# 2015 project goats



## HoosierShadow (Apr 20, 2010)

My kids last day of school was June 4th, which is probably why I am up at 1:30am and not stressing about getting up at 6am lol

I uploaded some pics, and thought I'd share some of my kids 4-H goats. They are starting to work with them more, and now that school is out they can spend more time with them.

My son's wether, Kragger, he is 4 1/2mo and weighed in at 86lbs. last weekend. He would have made a nice commercial buck. He's very thick and wide, but needs to get some power to that back end.




































He's such a sweetie, and I absolutely love his bottom lip/chin lol!!!









My youngest daughters wether, Laval - Kraggers twin. They are like night and day! Laval is long, and thin, built just like his dam, and has no butt! However, we adore him regardless, as they get along really well, and he's just so darn sweet!

He weighed 79lbs. last weekend




































Completely obsessed with the bow on her shirt!









My oldest daughters wether, Prince who is also 4 1/2mo. weighed last weekend: 81lbs.



























More in next post


----------



## HoosierShadow (Apr 20, 2010)

Misty - my daughter is showing her in the FB Boer breeding class. 

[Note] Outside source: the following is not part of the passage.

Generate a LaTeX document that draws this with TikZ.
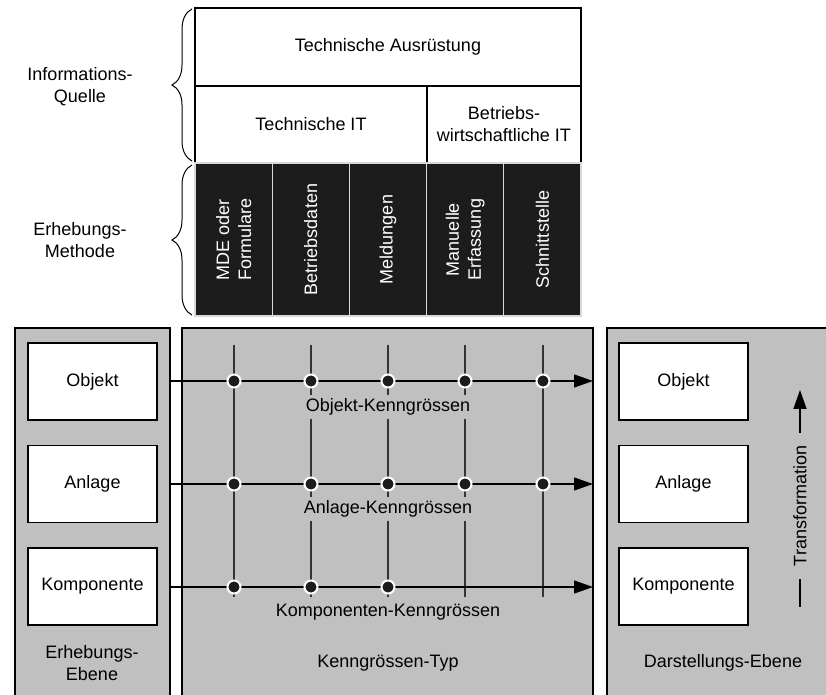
\documentclass[tikz,border=0pt]{standalone}
\usepackage{fontspec}
\setmainfont{Liberation Sans}
\usetikzlibrary{decorations.pathreplacing,arrows.meta}
\definecolor{panelgray}{RGB}{192,192,192}
\definecolor{methodblack}{RGB}{28,28,28}

\begin{document}
\begin{tikzpicture}[x=0.5pt, y=-0.5pt, font=\fontsize{9}{11}\selectfont,
  frame/.style={draw=black, line width=0.75pt},
  levelbox/.style={frame, fill=white, minimum width=64.5pt, minimum height=38.5pt, inner sep=0pt},
  gridline/.style={black!80, line width=0.6pt},
  flow/.style={black, line width=0.6pt, -{Triangle[length=9.5pt, width=6.5pt]}},
  hit/.style={circle, fill=methodblack, draw=white, line width=1pt, minimum size=6.5pt, inner sep=0pt},
  gaplabel/.style={fill=panelgray, inner sep=2pt},
  bracket/.style={decorate, decoration={brace, amplitude=10pt}, line width=0.5pt}]

\clip (0,0) rectangle (826,695);

\def\colw{77.2}
\def\colx{195}

% information source
\draw[frame, fill=white] (195,8) rectangle (581,86)    node[pos=.5] (equip) {Technische Ausrüstung};
\draw[frame, fill=white] (195,86) rectangle (427,163)  node[pos=.5] (techit) {Technische IT};
\draw[frame, fill=white] (427,86) rectangle (581,163)  node[pos=.5, align=center] (bwit) {Betriebs-\\wirtschaftliche IT};

% collection methods
\foreach \i/\txt in {0/{MDE oder\\Formulare}, 1/{Betriebsdaten}, 2/{Meldungen}, 3/{Manuelle\\Erfassung}, 4/{Schnittstelle}} {
  \draw[fill=methodblack, draw=black!15, line width=0.6pt] (\colx+\i*\colw,163) rectangle (\colx+\i*\colw+\colw,316)
    node[pos=.5, rotate=90, white, align=center] (meth\i) {\txt};
}

% braces on the left
\draw[bracket] (192,161) -- (192,9);
\draw[bracket] (192,315) -- (192,165);
\node[align=center] (srclabel) at (80,87) {Informations-\\Quelle};
\node[align=center] (methlabel) at (80,240) {Erhebungs-\\Methode};

% panels
\draw[frame, fill=panelgray] (15,328) rectangle (170,700);
\draw[frame, fill=panelgray] (182,328) rectangle (593,700);
\fill[panelgray] (607,328) rectangle (830,700);
\draw[frame] (607,700) -- (607,328) -- (830,328);

% levels on both sides
\foreach \lvl/\y in {Objekt/381.5, Anlage/484, Komponente/586.5} {
  \node[levelbox] (in-\lvl) at (92.5,\y) {\lvl};
  \node[levelbox] (out-\lvl) at (683.5,\y) {\lvl};
}

% grid of key figures
\foreach \x in {234, 311, 388, 465, 543}
  \draw[gridline] (\x,345) -- (\x,597);

\foreach \row/\y in {1/381, 2/484, 3/587} {
  \coordinate (src\row) at (170,\y);
  \coordinate (dst\row) at (593,\y);
  \draw[flow] (src\row) -- (dst\row);
}

\node[gaplabel] (kobj) at (388,407) {Objekt-Kenngrössen};
\node[gaplabel] (kanl) at (388,509) {Anlage-Kenngrössen};
\node[gaplabel] (kkomp) at (388,612) {Komponenten-Kenngrössen};

\foreach \x in {234, 311, 388, 465, 543} {
  \node[hit] at (\x,381) {};
  \node[hit] at (\x,484) {};
}
\foreach \x in {234, 311, 388}
  \node[hit] at (\x,587) {};

% transformation arrow
\coordinate (tlow) at (800,607);
\coordinate (thigh) at (800,390);
\draw[flow, line width=0.75pt] (tlow) -- (thigh);
\node[rotate=90, fill=panelgray, inner xsep=6.5pt, inner ysep=2pt] (trans) at (800,506) {Transformation};

% panel captions
\node[align=center] (capleft) at (92,663) {Erhebungs-\\Ebene};
\node (capmid) at (388,663) {Kenngrössen-Typ};
\node (capright) at (723,663) {Darstellungs-Ebene};

\end{tikzpicture}
\end{document}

Ajax - this is Misty's twin. My daughter is going to try and show him in the Buck classes since my other kids each have a buck in the same class









don't mind the mask lol









Behind them is my son's buck, Marshall









Marshall 









Rosie - Marshall's twin sister is my son's FB doe


















Sierra - My oldest daughter's 88% doe


















Bean - my oldest daughters 94% Purebred doe <she is 3-4 weeks younger than the others>


















She was just weaned last weekend









This is the buck my oldest daughter is showing, he isn't a 4-H project, he is being shown for a very good friend that has been such a huge help to us, he'll go in a few open shows. 









My son has another young doe, but I didn't get any good pics of her. She is a commercial doe, the youngest born in Mar. 
He showed her last weekend, she placed very well, 5th out of 14 in a very competitive class!


----------



## boer_goat_show (Jan 1, 2015)

Adorable!


----------



## ksalvagno (Oct 6, 2009)

Very cute! They look great!


----------



## toth boer goats (Jul 20, 2008)

Looking good.


----------



## groovyoldlady (Jul 21, 2011)

Love seeing kids with their goats!!!!


----------